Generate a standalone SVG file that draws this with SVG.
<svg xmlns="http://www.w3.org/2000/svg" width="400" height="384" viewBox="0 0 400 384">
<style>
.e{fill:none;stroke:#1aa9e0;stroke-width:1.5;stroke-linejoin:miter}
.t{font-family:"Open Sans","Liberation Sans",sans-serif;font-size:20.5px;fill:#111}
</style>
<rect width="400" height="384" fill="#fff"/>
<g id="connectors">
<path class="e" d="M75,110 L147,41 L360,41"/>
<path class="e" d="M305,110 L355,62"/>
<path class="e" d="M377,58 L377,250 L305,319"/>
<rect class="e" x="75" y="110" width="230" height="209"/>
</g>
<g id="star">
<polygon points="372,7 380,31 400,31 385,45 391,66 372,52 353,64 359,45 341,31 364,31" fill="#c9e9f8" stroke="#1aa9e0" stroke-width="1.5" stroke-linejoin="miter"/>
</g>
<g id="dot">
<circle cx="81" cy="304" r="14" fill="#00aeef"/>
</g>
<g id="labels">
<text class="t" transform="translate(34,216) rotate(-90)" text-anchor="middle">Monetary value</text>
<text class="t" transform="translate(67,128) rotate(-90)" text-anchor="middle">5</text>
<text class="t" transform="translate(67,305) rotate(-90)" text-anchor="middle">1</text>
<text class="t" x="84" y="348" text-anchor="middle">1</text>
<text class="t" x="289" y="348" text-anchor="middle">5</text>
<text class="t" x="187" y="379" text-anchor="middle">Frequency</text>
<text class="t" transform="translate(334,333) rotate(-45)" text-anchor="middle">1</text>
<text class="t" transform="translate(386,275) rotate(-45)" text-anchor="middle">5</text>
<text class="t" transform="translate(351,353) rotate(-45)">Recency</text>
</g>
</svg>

********

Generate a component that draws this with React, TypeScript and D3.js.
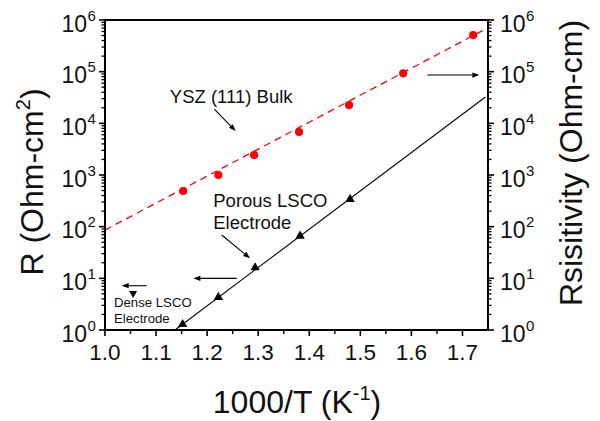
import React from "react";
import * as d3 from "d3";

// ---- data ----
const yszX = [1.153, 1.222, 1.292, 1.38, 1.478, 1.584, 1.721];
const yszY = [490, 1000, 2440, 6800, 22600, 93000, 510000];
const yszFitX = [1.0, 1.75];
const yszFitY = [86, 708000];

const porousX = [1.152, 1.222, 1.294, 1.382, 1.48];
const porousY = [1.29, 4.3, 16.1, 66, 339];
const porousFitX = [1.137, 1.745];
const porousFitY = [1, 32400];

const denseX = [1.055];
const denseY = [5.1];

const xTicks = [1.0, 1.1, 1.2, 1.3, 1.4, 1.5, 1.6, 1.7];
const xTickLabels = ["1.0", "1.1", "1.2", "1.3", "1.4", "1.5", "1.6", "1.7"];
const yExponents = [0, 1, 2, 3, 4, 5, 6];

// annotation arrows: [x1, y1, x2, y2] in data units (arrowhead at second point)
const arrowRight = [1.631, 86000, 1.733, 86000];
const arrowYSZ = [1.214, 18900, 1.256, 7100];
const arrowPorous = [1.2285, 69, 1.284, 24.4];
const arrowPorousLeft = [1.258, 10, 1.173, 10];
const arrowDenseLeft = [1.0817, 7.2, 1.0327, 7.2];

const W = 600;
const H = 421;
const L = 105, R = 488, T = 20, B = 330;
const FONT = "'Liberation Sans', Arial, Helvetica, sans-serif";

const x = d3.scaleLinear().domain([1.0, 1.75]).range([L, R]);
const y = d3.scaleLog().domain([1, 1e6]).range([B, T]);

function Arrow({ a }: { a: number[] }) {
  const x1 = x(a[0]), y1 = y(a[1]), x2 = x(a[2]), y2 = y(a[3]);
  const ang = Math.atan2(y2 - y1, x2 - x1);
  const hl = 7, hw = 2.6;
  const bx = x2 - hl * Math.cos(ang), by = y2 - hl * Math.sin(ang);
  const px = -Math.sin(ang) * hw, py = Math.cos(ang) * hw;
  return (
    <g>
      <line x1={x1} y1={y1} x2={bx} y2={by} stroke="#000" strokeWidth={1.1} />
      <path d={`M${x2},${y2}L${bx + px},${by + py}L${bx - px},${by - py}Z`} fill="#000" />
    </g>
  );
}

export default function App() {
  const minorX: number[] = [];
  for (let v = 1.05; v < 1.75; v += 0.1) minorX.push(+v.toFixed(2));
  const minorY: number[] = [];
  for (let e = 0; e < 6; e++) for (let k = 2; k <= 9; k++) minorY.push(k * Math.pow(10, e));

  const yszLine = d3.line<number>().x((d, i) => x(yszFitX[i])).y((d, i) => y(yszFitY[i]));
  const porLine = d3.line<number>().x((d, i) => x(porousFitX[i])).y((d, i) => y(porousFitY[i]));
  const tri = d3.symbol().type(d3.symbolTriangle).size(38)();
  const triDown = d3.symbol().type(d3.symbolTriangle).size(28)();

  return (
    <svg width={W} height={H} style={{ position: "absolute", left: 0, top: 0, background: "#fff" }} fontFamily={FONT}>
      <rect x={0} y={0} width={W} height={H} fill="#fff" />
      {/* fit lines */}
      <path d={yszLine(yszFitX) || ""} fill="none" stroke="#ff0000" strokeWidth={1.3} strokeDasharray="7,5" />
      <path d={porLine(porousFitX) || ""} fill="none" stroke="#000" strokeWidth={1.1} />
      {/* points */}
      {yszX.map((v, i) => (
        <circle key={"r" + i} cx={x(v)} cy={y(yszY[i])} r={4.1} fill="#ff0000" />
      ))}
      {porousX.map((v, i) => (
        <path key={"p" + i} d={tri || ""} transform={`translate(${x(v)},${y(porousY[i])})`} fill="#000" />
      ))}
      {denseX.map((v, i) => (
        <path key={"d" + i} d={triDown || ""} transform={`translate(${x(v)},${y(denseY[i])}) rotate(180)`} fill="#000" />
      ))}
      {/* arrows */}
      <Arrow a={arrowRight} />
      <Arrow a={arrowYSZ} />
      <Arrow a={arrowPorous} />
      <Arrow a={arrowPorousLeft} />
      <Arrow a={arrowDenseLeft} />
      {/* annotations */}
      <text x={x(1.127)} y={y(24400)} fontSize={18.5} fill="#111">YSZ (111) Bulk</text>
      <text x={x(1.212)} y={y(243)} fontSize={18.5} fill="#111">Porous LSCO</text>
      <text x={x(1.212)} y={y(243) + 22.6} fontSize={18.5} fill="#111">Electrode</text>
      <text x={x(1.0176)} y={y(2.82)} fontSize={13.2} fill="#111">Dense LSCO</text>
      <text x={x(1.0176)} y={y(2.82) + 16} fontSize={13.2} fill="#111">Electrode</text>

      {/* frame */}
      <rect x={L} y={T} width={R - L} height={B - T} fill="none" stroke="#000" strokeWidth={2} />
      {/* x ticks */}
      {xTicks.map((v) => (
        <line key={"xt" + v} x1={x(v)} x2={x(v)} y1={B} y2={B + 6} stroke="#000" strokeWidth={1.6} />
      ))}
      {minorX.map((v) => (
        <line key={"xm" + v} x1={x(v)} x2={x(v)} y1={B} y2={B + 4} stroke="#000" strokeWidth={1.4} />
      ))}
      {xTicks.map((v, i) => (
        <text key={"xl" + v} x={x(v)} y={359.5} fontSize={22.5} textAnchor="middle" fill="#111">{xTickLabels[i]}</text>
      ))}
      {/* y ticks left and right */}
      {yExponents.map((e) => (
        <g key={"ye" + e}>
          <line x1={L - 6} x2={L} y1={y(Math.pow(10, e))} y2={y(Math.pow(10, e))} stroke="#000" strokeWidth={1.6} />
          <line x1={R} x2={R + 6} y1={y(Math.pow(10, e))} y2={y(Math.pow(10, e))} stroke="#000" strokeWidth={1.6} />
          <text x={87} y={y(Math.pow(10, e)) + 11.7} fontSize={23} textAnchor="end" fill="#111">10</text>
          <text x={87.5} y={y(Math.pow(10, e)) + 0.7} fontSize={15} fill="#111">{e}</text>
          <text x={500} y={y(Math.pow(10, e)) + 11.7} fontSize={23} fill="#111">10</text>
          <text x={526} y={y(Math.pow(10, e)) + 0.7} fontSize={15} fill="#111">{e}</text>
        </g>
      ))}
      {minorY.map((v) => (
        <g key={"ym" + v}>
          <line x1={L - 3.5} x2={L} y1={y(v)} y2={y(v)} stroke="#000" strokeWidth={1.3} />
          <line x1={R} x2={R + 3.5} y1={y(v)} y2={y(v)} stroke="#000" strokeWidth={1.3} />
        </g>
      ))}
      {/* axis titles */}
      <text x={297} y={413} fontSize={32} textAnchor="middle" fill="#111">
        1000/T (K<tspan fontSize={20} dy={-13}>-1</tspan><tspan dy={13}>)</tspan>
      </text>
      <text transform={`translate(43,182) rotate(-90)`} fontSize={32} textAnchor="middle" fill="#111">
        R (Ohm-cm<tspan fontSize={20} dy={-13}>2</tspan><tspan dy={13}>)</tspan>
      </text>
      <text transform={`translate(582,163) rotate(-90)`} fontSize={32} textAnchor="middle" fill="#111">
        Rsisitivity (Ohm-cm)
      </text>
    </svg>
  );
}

********

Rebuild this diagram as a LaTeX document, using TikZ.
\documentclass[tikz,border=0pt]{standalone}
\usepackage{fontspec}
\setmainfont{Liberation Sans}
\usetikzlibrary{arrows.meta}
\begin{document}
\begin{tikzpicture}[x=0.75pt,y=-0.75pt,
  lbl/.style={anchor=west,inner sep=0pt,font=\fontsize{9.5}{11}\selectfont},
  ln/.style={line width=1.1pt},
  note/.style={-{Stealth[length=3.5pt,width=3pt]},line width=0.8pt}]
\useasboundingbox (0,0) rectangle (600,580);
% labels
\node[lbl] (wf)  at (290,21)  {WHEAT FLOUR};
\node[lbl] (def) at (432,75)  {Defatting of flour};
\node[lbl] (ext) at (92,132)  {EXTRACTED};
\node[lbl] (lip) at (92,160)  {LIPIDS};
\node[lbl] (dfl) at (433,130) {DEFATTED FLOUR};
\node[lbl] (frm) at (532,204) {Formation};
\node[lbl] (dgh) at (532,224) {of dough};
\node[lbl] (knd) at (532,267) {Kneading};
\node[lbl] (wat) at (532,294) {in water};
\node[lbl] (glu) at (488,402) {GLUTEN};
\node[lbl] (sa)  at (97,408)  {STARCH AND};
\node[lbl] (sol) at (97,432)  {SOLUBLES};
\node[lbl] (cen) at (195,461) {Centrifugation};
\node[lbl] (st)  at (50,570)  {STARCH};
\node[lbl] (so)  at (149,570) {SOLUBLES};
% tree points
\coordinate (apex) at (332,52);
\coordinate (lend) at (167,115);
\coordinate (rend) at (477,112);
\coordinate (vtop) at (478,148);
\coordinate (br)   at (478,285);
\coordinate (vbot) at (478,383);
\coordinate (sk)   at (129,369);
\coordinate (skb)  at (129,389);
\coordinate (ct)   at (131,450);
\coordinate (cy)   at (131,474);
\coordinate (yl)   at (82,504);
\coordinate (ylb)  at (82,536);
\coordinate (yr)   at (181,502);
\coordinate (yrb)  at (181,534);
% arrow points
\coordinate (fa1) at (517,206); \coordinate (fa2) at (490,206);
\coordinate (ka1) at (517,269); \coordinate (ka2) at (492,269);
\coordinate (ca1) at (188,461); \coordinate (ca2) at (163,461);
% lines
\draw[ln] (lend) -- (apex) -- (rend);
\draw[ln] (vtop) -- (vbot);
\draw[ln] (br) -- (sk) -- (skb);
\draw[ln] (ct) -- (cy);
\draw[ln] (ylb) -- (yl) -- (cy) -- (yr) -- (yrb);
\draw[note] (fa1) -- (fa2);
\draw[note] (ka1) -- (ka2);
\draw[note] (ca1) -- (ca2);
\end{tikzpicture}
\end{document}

********

_WRITTEN EXERCISE_
Copy word for word only the lines above from the one with "Generate a component" through the one with "const yszFitY = [86, 708000];". Leave pictures out.

_EXERCISE OUTPUT_
Generate a component that draws this with React, TypeScript and D3.js.
import React from "react";
import * as d3 from "d3";

// ---- data ----
const yszX = [1.153, 1.222, 1.292, 1.38, 1.478, 1.584, 1.721];
const yszY = [490, 1000, 2440, 6800, 22600, 93000, 510000];
const yszFitX = [1.0, 1.75];
const yszFitY = [86, 708000];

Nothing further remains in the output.